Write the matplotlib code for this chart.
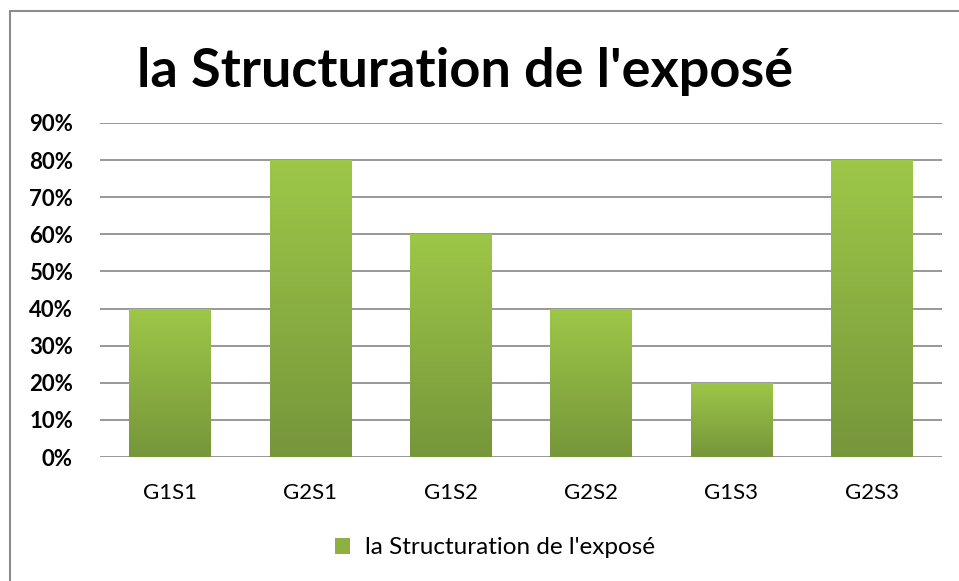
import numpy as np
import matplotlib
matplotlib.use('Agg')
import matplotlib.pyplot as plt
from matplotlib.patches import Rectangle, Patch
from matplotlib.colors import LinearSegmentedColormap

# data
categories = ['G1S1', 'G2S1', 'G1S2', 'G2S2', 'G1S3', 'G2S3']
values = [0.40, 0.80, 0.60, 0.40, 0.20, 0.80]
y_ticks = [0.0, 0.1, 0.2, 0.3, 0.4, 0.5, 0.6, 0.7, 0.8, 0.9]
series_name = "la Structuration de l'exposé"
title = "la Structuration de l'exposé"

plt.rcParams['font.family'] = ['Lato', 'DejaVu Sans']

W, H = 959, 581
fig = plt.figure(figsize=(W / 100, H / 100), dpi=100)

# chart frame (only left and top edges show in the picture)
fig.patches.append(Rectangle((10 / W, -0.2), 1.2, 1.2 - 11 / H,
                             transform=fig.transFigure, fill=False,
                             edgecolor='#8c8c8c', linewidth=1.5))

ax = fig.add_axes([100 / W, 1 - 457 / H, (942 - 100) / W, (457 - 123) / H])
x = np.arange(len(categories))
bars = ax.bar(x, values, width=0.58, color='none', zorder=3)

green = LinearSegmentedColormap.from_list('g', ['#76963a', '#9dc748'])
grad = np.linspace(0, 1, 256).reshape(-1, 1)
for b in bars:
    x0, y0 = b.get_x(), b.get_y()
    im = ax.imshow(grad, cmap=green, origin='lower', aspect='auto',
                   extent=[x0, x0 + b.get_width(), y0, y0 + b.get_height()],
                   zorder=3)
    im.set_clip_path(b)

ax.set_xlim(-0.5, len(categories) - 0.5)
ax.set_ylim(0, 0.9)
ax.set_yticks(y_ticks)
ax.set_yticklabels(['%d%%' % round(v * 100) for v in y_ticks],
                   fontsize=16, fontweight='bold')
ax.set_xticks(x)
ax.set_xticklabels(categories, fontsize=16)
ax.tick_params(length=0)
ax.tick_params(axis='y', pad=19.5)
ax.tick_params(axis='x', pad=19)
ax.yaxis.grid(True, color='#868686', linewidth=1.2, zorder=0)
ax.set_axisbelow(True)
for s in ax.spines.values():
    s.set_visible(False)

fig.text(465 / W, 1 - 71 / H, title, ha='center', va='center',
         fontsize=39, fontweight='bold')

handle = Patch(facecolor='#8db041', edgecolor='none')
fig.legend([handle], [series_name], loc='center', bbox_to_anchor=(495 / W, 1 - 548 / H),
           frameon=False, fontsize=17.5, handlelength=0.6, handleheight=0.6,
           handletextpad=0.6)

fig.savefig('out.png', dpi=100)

+===+

Please write out all of the material above without changing a word, and omit any pictures.

Write the matplotlib code for this chart.
import numpy as np
import matplotlib
matplotlib.use('Agg')
import matplotlib.pyplot as plt
from matplotlib.patches import Rectangle, Patch
from matplotlib.colors import LinearSegmentedColormap

# data
categories = ['G1S1', 'G2S1', 'G1S2', 'G2S2', 'G1S3', 'G2S3']
values = [0.40, 0.80, 0.60, 0.40, 0.20, 0.80]
y_ticks = [0.0, 0.1, 0.2, 0.3, 0.4, 0.5, 0.6, 0.7, 0.8, 0.9]
series_name = "la Structuration de l'exposé"
title = "la Structuration de l'exposé"

plt.rcParams['font.family'] = ['Lato', 'DejaVu Sans']

W, H = 959, 581
fig = plt.figure(figsize=(W / 100, H / 100), dpi=100)

# chart frame (only left and top edges show in the picture)
fig.patches.append(Rectangle((10 / W, -0.2), 1.2, 1.2 - 11 / H,
                             transform=fig.transFigure, fill=False,
                             edgecolor='#8c8c8c', linewidth=1.5))

ax = fig.add_axes([100 / W, 1 - 457 / H, (942 - 100) / W, (457 - 123) / H])
x = np.arange(len(categories))
bars = ax.bar(x, values, width=0.58, color='none', zorder=3)

green = LinearSegmentedColormap.from_list('g', ['#76963a', '#9dc748'])
grad = np.linspace(0, 1, 256).reshape(-1, 1)
for b in bars:
    x0, y0 = b.get_x(), b.get_y()
    im = ax.imshow(grad, cmap=green, origin='lower', aspect='auto',
                   extent=[x0, x0 + b.get_width(), y0, y0 + b.get_height()],
                   zorder=3)
    im.set_clip_path(b)

ax.set_xlim(-0.5, len(categories) - 0.5)
ax.set_ylim(0, 0.9)
ax.set_yticks(y_ticks)
ax.set_yticklabels(['%d%%' % round(v * 100) for v in y_ticks],
                   fontsize=16, fontweight='bold')
ax.set_xticks(x)
ax.set_xticklabels(categories, fontsize=16)
ax.tick_params(length=0)
ax.tick_params(axis='y', pad=19.5)
ax.tick_params(axis='x', pad=19)
ax.yaxis.grid(True, color='#868686', linewidth=1.2, zorder=0)
ax.set_axisbelow(True)
for s in ax.spines.values():
    s.set_visible(False)

fig.text(465 / W, 1 - 71 / H, title, ha='center', va='center',
         fontsize=39, fontweight='bold')

handle = Patch(facecolor='#8db041', edgecolor='none')
fig.legend([handle], [series_name], loc='center', bbox_to_anchor=(495 / W, 1 - 548 / H),
           frameon=False, fontsize=17.5, handlelength=0.6, handleheight=0.6,
           handletextpad=0.6)

fig.savefig('out.png', dpi=100)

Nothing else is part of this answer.